I’ve seen this data hoarding pattern repeat in many large companies. A great starting point to all data-driven transformation projects is streaming all of a company’s data into a core repository so that you can begin to assess what exists. Collecting and organizing the data is also the first critical step to appropriate governance and privacy: if you don’t know what data you have, you can’t possibly know if you have the appropriate governance in place. Eventually you will want to empower many people in the organization to reuse the data. However, it is critical to separate the use/consumption of the data from the collection/organization/shaping of the data.
Next Generation of Technical Infrastructure for DataOps
As Chief Data Officers begin to tackle the human/behavioral challenges, they need to also begin establishing their next-generation technical infrastructure. Having worked with dozens of Global 2000 customers on their data/analytics initiatives at Tamr, we’ve seen some key principles that work well as companies begin to establish their next-generation data infrastructure. These are summarized below and detailed in this post.

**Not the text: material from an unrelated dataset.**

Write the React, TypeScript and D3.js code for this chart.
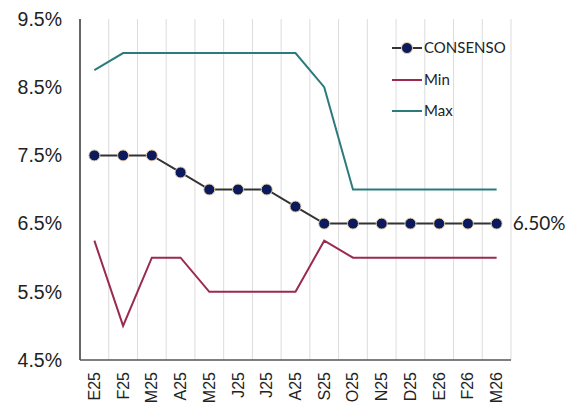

A modern DataOps infrastructure/ecosystem should be and do the following:
Highly Automated and Agile
Take Advantage of Best of Breed Tools
Use Table(s) In/Table(s) Out Protocols
Have Layered Interfaces
Track Data Lineage/Provenance
Feature Deterministic, Probabilistic, and Humanistic Data Integration
Combine Both Aggregated AND Federated Methods of Storage and Access
Process Data in Both Batch AND Streaming Modes
We also see many patterns in the design of various components of a next-gen DataOps ecosystem. We have described the key components in this post and summary diagram below.
Storage & Compute
Make no mistake, transforming an enterprise to be data-centric is incredibly hard and very complicated. The buzzwords alone are enough to make your head spin. However, we’ve seen consistently that there is a large quantity of low-hanging analytical fruit waiting to be picked by cleaning up data — tens or even hundreds of millions of dollars in both cost savings and growth potential.